É. Não tem jeito. Vou ter que me levantar e ir à biblioteca. Que, no caso, consiste de uma cristaleira mirrada na qual adormecem uns poucos livros autografados por amigos que talvez nem sejam mais amigos (política, sabe como é) e o Kindle abarrotado de leituras interrompidas. Mas acho tão chique quem fala que tem em casa uma biblioteca… Eis que na parte de baixo da cristaleira, escondidos atrás de corujas de pelúcia, moleskines virgens e um ioiô de madeira que eu nem sabia que tinha, encontro vários livros sobre o mesmo assunto: Jó.

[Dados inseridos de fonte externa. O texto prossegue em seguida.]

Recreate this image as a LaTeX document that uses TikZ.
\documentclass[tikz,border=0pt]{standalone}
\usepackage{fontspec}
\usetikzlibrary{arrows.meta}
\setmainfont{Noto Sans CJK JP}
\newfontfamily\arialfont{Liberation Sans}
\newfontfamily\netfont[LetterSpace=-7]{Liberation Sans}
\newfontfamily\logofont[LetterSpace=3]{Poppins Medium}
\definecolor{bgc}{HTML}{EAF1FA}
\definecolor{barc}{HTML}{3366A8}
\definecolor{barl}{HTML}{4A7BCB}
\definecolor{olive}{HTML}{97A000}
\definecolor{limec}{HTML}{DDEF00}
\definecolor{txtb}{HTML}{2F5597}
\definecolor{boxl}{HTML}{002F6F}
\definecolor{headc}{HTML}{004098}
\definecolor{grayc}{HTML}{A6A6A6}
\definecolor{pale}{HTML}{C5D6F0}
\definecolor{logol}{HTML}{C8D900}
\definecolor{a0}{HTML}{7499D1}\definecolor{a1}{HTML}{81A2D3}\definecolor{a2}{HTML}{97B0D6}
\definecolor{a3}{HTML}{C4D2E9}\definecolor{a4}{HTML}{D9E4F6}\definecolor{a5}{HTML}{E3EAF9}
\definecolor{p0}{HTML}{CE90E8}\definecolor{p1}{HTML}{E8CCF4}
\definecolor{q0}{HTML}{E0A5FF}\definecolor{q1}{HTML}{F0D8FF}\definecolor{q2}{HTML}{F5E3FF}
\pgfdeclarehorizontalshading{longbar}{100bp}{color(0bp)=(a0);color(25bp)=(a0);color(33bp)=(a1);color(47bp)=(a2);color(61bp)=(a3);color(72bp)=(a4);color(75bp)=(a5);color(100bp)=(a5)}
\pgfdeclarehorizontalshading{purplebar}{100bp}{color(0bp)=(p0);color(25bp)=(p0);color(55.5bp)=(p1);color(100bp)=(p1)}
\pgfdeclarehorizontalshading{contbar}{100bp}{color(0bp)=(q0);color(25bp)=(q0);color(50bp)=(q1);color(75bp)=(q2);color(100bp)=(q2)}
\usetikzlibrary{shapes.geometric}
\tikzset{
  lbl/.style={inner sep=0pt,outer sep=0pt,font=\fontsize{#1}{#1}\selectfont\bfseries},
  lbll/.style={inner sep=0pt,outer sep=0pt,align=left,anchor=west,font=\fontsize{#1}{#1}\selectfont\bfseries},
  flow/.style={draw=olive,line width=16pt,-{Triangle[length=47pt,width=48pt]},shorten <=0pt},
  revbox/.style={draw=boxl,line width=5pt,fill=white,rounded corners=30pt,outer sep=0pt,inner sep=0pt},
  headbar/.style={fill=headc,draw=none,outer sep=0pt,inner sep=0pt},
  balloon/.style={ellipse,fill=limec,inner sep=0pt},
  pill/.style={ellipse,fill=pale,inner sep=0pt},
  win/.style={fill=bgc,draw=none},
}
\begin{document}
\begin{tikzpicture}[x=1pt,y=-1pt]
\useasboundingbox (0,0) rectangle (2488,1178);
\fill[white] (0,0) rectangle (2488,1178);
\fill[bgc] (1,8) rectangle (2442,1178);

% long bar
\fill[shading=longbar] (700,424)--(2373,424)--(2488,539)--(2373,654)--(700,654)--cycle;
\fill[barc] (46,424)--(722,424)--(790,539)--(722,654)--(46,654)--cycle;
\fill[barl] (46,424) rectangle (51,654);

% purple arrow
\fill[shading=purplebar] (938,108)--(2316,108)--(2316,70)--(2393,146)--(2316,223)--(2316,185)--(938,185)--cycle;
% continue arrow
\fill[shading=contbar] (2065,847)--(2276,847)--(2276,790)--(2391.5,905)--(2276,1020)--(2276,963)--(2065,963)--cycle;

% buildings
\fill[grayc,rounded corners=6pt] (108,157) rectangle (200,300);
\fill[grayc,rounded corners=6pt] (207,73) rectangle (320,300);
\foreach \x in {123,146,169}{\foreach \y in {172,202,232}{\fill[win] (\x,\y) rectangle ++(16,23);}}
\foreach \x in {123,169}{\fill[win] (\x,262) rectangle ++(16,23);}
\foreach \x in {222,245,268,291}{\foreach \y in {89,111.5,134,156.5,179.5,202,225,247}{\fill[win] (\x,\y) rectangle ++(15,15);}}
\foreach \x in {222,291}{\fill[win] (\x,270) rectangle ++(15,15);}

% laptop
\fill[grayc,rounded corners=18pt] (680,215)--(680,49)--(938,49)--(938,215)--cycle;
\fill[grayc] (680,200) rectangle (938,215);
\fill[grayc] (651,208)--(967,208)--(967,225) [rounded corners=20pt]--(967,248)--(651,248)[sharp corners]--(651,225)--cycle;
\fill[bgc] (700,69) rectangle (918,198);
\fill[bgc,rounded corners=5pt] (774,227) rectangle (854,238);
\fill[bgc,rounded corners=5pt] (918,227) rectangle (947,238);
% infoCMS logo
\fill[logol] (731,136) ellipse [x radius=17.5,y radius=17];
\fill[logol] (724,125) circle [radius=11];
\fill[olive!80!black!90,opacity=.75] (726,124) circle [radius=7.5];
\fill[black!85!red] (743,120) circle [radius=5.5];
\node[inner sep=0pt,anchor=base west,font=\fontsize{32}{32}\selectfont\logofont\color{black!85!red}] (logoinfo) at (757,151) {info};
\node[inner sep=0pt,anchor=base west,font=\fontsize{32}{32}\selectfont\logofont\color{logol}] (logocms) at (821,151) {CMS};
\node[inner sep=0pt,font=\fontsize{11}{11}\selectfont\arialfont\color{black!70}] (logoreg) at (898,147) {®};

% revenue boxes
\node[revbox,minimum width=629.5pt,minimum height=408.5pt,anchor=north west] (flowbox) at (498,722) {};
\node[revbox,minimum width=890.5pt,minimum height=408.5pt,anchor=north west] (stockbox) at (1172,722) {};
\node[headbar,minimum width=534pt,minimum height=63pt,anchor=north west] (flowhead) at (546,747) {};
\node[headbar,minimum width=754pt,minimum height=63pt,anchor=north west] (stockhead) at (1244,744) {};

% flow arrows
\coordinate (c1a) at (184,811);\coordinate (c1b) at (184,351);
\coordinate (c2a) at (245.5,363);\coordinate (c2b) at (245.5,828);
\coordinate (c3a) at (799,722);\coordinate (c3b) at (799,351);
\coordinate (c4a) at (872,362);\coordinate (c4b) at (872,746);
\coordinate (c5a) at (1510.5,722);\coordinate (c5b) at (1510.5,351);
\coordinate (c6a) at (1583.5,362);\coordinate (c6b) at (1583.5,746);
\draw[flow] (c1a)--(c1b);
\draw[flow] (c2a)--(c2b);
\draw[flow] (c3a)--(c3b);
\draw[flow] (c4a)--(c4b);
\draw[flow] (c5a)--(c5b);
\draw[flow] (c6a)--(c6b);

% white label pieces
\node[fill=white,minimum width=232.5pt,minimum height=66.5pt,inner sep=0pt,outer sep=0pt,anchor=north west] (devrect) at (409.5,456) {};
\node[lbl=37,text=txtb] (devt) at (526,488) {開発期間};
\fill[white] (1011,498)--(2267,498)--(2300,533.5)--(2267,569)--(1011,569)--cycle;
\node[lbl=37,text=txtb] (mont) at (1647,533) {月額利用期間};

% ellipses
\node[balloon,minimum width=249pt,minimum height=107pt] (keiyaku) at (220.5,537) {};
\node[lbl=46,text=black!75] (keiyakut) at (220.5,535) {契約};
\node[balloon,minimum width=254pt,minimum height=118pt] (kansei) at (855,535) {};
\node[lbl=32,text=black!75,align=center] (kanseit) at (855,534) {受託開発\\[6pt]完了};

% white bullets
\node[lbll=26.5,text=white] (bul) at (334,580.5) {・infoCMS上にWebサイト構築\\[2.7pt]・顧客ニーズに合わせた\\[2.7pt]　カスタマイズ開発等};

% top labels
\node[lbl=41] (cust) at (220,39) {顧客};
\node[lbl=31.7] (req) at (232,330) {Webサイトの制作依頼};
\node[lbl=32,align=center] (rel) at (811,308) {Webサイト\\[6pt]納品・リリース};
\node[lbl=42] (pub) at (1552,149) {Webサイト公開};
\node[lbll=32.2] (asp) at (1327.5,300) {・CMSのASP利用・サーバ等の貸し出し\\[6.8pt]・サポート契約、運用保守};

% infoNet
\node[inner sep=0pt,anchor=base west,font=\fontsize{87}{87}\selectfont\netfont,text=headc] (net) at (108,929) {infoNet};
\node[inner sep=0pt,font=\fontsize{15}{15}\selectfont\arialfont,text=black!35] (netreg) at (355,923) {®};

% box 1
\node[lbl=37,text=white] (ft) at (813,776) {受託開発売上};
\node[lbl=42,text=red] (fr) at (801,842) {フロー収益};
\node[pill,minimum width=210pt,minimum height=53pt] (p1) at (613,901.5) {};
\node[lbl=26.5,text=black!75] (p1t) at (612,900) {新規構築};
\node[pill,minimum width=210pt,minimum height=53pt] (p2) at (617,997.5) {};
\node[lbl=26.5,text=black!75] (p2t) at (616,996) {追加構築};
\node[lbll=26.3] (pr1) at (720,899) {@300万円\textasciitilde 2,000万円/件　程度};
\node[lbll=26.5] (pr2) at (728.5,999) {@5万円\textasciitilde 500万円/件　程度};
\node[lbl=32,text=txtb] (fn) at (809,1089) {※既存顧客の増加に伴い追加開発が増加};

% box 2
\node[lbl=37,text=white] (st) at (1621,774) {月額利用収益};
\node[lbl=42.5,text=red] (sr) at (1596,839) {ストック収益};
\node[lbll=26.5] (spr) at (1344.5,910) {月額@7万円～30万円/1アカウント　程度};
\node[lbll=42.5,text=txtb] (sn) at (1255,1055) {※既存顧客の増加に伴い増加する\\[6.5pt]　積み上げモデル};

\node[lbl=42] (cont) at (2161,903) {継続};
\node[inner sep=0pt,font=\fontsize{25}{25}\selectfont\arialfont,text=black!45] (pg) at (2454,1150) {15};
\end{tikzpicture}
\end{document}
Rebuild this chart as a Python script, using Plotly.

Pois então. Tive essa fase aí em que era obcecado pela questão do sofrimento. Tenho Jó em português e Jó em hebraico (para quê?!). Tenho Jó romanceado e um livro sobre a influência de Jó na literatura Ocidental. Só não tenho Jó em quadrinhos porque… olha bem pra minha cara, né? Tenho também livros que, apesar de não trazerem Jó no título, são sobre Jó. Meu preferido é “Por que coisas ruins acontecem a pessoas boas”, de Harold Kushner. Obrigado por perguntar. C. S. Lewis também escreveu um livro sobre o sofrimento, dizem. Mas esse eu não tenho.
Foi uma fase horrível, essa. E não quero falar dela. Melhor me ater à ideia que virou tema e título desta crônica: Jó sofreu todos os infortúnios possíveis, menos um: a política. Você conhece a história de Jó, né? Do homem cuja paciência e fé são postas à prova dia após dia e tal. Pois bem. Num indeterminado momento há quatro meses, por algum motivo achei por bem ressaltar que aos sofrimentos de Jó falta um que nos apoquenta um bocado. Ganha um doce quem adivinhar qual.
Sim, a política! [Dá o doce para o leitor perspicaz]. Não consta no livro bíblico que ele tenha sido obrigado a suportar o que nós suportamos todos os dias. A provocação de petistas ingênuos que acham que não serão afetados pelas políticas de um terceiro mandato de Lula. Rebeldes sem causa alimentados à base de leite de soja invadindo igrejas em manifestação política. As ofensas desumanizadoras da legião de hipócritas sinalizando virtude nas redes sociais. Os absurdos cotidianos dos tribunais superiores. A impotência diante de um parente que, não adianta, por mais que você explique para ele desde as atrocidades de Holodomor até o desastre econômico de Dilma Rousseff, ainda assim insiste em exibir todo orgulhoso o brochão com a estrela vermelha.
Pelo que me lembro do livro bíblico, nos debates teológicos que se seguem às muitas tragédias e desgraças enfrentadas por Jó, os amigos não o consolam com ideias de ressentimento ou inveja – ideias comunistas. Ninguém fala para Jó votar no PPB (Partido dos Personagens Bíblicos) para “voltar a comer picanha e tomar uma cervejinha no fim de semana”. Não há menção a qualquer programa de renda mínima ou ameaça dos sem-terra. Ou seria sem-areia? Jó não tem de enfrentar militantes abortistas nem sofre “censura do bem” ao expressar sua fé inabalável.
Não estou minimizando (não confundir com mimizando) os sofrimentos de Jó – que em muitas noites me serviram de inspiração e consolo. Tampouco estou dizendo que os sofrimentos de Jó não eram nada em comparação a uma tarde de discussões com esquerdistas nas redes sociais. Só estou dizendo o que estou dizendo: Jó sofreu todos os infortúnios possíveis, menos um: a política. O que me leva a crer que a política talvez não seja necessariamente um infortúnio. Nós é que a fazemos assim.